Last year, Atletico Nacional broke the monopoly of the big two on South America's premier club prize.
By winning the Copa Libertadores, the continent's Champions League equivalent, the Colombian side ensured that the trophy did not go either to Argentina or to Brazil first time since 2008.
Indeed, the Libertadores has only eluded the big two twice in the last 12 years and, for a number of reasons, it is hard to see it going anywhere else in 2017.
First, the holders are going through an inevitable period of transition. Atletico Nacional are paying the normal price for success in contemporary South American club football. They have sold their best players and will have to rebuild. They remain the best candidates outside Brazil and Argentina, but they will struggle to repeat last year's heroics.
Second, there are no Mexican teams this year. They have pulled out, unable to conciliate their domestic calendar with the new, year-long format of the Libertadores.
Third, the expansion of the competition has clearly favoured the traditional big two -- seen, especially in the absence of the Mexicans, as the main drivers of TV revenue. The group stage, which kicks off on Tuesday, features eight teams from Brazil and six from Argentina. Combined, the big two make up almost half the field. This time last year Argentina had six representatives while Brazil had five. Now there are more of them, meaning more possibilities to win -- and it also means that there are more meetings between them.
This opening week of action in the group phase gets off to a tasty start, with three Brazil versus Argentina clashes on Wednesday. The one in Brazil is especially fascinating. The Maracana stadium will reopen -- on a provisional basis -- when Rio giants Flamengo host San Lorenzo, winners of the trophy in 2014.
This is a clash of the heavyweights -- but there is a reason, beyond home advantage, to believe that the scales are tipped in favour of the Brazilians.
Flamengo have been in competitive action for a while now. True, many of their games in the Rio State Championship have been against tiny rivals, but in the last few days they have played two high profile derbies; they beat Vasco da Gama 1-0 in a semifinal, and then in a stage decider on Sunday they drew 3-3 with Fluminense before losing on a penalty shootout.

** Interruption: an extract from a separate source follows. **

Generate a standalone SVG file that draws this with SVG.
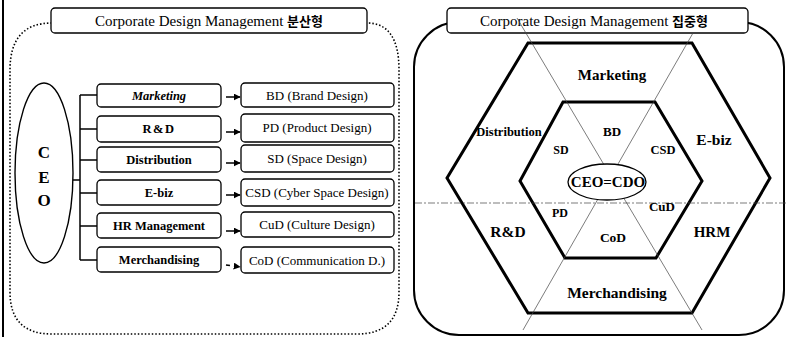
<svg xmlns="http://www.w3.org/2000/svg" width="786" height="337" viewBox="0 0 786 337">
<defs>
<marker id="ah" viewBox="0 0 10 10" refX="9" refY="5" markerWidth="7" markerHeight="7" orient="auto" markerUnits="userSpaceOnUse">
<path d="M0,0 L10,5 L0,10 z" fill="#000"/>
</marker>
<style>
.box{fill:#fff;stroke:#000;stroke-width:1.3}
.mid{font-family:"Liberation Serif","Noto Serif",serif;font-weight:bold;font-size:12.5px;text-anchor:middle}
.rt{font-family:"Liberation Serif",serif;font-size:13px;text-anchor:middle}
.ttl{font-family:"Liberation Serif","Noto Sans CJK KR",serif;font-size:15px;text-anchor:middle}
.hx{font-family:"Liberation Serif",serif;font-weight:bold;text-anchor:middle}
.hex{fill:none;stroke:#000;stroke-width:3;stroke-linejoin:miter}
.thin{stroke:#444;stroke-width:0.7;fill:none}
.link{stroke:#000;stroke-width:1.5;fill:none}
</style>
</defs>
<rect width="786" height="337" fill="#fff"/>
<line x1="3" y1="0" x2="3" y2="337" stroke="#000" stroke-width="2"/>

<!-- left panel frame -->
<g id="left-frame">
<path d="M52,23 Q10,23 10,70 L10,292 Q10,334 52,334 L357,334 Q399,334 399,292 L399,70 Q399,23 367,23" fill="none" stroke="#000" stroke-width="1.6" stroke-dasharray="1.5 2"/>
</g>
<g id="left-title">
<rect x="51" y="8" width="316" height="25" rx="4" class="box"/>
<text x="209" y="26" class="ttl" font-size="16">Corporate Design Management <tspan font-family="Noto Sans CJK KR,sans-serif" font-weight="bold" font-size="13">분산형</tspan></text>
</g>

<!-- right panel frame -->
<g id="right-frame">
<rect x="414" y="22" width="370" height="313" rx="45" fill="none" stroke="#000" stroke-width="2"/>
</g>
<g id="right-title">
<rect x="447" y="8" width="301" height="25" rx="4" class="box"/>
<text x="594" y="26" class="ttl" font-size="15">Corporate Design Management <tspan font-family="Noto Sans CJK KR,sans-serif" font-weight="bold" font-size="13">집중형</tspan></text>
</g>

<!-- left connectors -->
<g id="connectors">
<line x1="73" y1="180" x2="80" y2="180" class="link"/>
<line x1="80" y1="95" x2="80" y2="260" class="link"/>
<line x1="80" y1="95" x2="97" y2="95" class="link"/>
<line x1="80" y1="129" x2="97" y2="129" class="link"/>
<line x1="80" y1="160" x2="97" y2="160" class="link"/>
<line x1="80" y1="193" x2="97" y2="193" class="link"/>
<line x1="80" y1="226" x2="97" y2="226" class="link"/>
<line x1="80" y1="260" x2="97" y2="260" class="link"/>
<line x1="226" y1="97" x2="240" y2="97" class="link" marker-end="url(#ah)"/>
<line x1="226" y1="132" x2="240" y2="132" class="link" marker-end="url(#ah)"/>
<line x1="226" y1="163" x2="240" y2="163" class="link" marker-end="url(#ah)"/>
<line x1="226" y1="195" x2="240" y2="195" class="link" marker-end="url(#ah)"/>
<line x1="226" y1="231" x2="240" y2="231" class="link" marker-end="url(#ah)"/>
<line x1="226" y1="265" x2="240" y2="267" class="link" stroke-dasharray="4 4" marker-end="url(#ah)"/>
</g>

<g id="ceo">
<ellipse cx="44" cy="173" rx="29" ry="90" fill="none" stroke="#000" stroke-width="1.4"/>
<text x="44" y="158" class="hx" font-size="17">C</text>
<text x="44" y="183" class="hx" font-size="17">E</text>
<text x="44" y="206" class="hx" font-size="17">O</text>
</g>

<g id="marketing"><rect x="97" y="84" width="124" height="23" rx="4" class="box"/><text x="159" y="100" class="mid" font-style="italic">Marketing</text></g>
<g id="rd"><rect x="97" y="116" width="124" height="26" rx="4" class="box"/><text x="159" y="133" class="mid" letter-spacing="1.5">R&amp;D</text></g>
<g id="distribution"><rect x="97" y="147" width="124" height="25" rx="4" class="box"/><text x="159" y="164" class="mid">Distribution</text></g>
<g id="ebiz"><rect x="97" y="180" width="124" height="25" rx="4" class="box"/><text x="159" y="197" class="mid">E-biz</text></g>
<g id="hrm"><rect x="97" y="213" width="124" height="25" rx="4" class="box"/><text x="159" y="230" class="mid">HR Management</text></g>
<g id="merch"><rect x="97" y="247" width="124" height="25" rx="4" class="box"/><text x="159" y="264" class="mid" font-size="13">Merchandising</text></g>

<g id="bd"><rect x="241" y="83" width="153" height="24" rx="4" class="box"/><text x="317" y="100" class="rt">BD (Brand Design)</text></g>
<g id="pd"><rect x="241" y="114" width="153" height="28" rx="4" class="box"/><text x="317" y="132" class="rt">PD (Product Design)</text></g>
<g id="sd"><rect x="241" y="145" width="153" height="27" rx="4" class="box"/><text x="317" y="163" class="rt">SD (Space Design)</text></g>
<g id="csd"><rect x="241" y="179" width="153" height="27" rx="4" class="box"/><text x="317" y="197" class="rt">CSD (Cyber Space Design)</text></g>
<g id="cud"><rect x="241" y="212" width="153" height="25" rx="4" class="box"/><text x="317" y="229" class="rt">CuD (Culture Design)</text></g>
<g id="cod"><rect x="241" y="247" width="153" height="26" rx="4" class="box"/><text x="317" y="265" class="rt">CoD (Communication D.)</text></g>

<!-- right diagram -->
<g id="hexagons">
<polygon points="528,43 692,43 770,178 692,313 528,313 447,178" class="hex"/>
<polygon points="563,102 655,102 702,181 656,258 565,258 520,181" class="hex"/>
</g>
<g id="sector-lines">
<line x1="517" y1="18" x2="702" y2="330" class="thin"/>
<line x1="693" y1="33" x2="523" y2="330" class="thin"/>
<line x1="415" y1="203" x2="786" y2="203" class="thin" stroke-dasharray="7 2 2 2"/>
</g>
<g id="ceo-cdo">
<ellipse cx="607" cy="182" rx="39" ry="18" fill="#fff" stroke="#000" stroke-width="1.3"/>
<text x="608" y="187" class="hx" font-size="15">CEO=CDO</text>
</g>
<g id="hex-labels">
<text x="612" y="80" class="hx" font-size="15">Marketing</text>
<text x="509" y="136" class="hx" font-size="12.5">Distribution</text>
<text x="612" y="136" class="hx" font-size="13">BD</text>
<text x="561" y="154" class="hx" font-size="12">SD</text>
<text x="663" y="154" class="hx" font-size="12.5">CSD</text>
<text x="714" y="145" class="hx" font-size="15.5">E-biz</text>
<text x="560" y="217" class="hx" font-size="12">PD</text>
<text x="662" y="211" class="hx" font-size="13">CuD</text>
<text x="508" y="237" class="hx" font-size="15.5">R&amp;D</text>
<text x="613" y="242" class="hx" font-size="13.5">CoD</text>
<text x="712" y="237" class="hx" font-size="15">HRM</text>
<text x="617" y="298" class="hx" font-size="15.5">Merchandising</text>
</g>
</svg>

The pain of defeat is surely mitigated, at least in part, by the knowledge that they are far better prepared than their opponents this Wednesday. San Lorenzo have not played a competitive game since mid-December. The political and economic problems of Argentine football have prevented the domestic league from starting, sending their sides into the Libertadores with nothing but friendlies behind them. It will be fascinating to see, backed by a passionate crowd delighted to return to the Maracana, whether Flamengo can take full advantage.
At the same time as that game, Argentina play host to a different kind of clash. There is no doubting the pedigree of the visitors. Palmeiras are the reigning Brazilian champions, and the historic club of Sao Paulo's Italian community. Atletico Tucuman can boast no such tradition. Argentina is very centralised, with almost all of its major clubs clustered around Buenos Aires. Outside of the two teams from Rosario (Central and Newell's Old Boys) it is very rare for teams for the provinces to take part in the Libertadores -- and rarer still for Atletico Tucuman. The team from the north spent most of their long history outside Argentina's first division, and are playing in the Libertadores for the first time.
This, then, is a David against Goliath match up. But at least in this case David has plenty of match practice behind him. Tucuman may not have been active in the domestic league, but they have had to fight their way through to the group stage of the Libertadores through two arduous qualifying rounds. Their 3-2 aggregate win over El Nacional of Ecuador was a saga in itself, and they followed it up by beating Junior of Colombia by the same score. It was dramatic stuff; in front of their own fans in the second leg they played some fine, adventurous football and scored three first half goals. But in the end only a wonderful save from Christian Lucchetti stopped them going out on the away goals rule.
TV images of the Tucuman crowd showed a public who could hardly believe what was happening to their humble club. Many spent much of the game in tears. It will be interesting to see whether suh an onslaught of Argentine emotion will unsettle the Brazilian champions.
By the time these two intriguing Brazil versus Argentina ties kick off, one will have already come to a close. Earlier on Wednesday evening, Godoy Cruz of Mendoza, another provincial Argentine side, play host to Atletico Mineiro.
Again there is an imbalance. Atletico, the last Brazilian champions in 2013, are a giant club with one of the deepest squads in the continent. Godoy Cruz are a more modest affair, whose previous Libertadores campaigns in 2011 and 12 both ended with group phase elimination. Like San Lorenzo, they go into the Libertadores with no competitive action this year. Even though Godoy Cruz are at home, the advantage would seem to be with Atletico Mineiro in the first Argentina versus Brazil clash of the 2017 Copa Libertadores.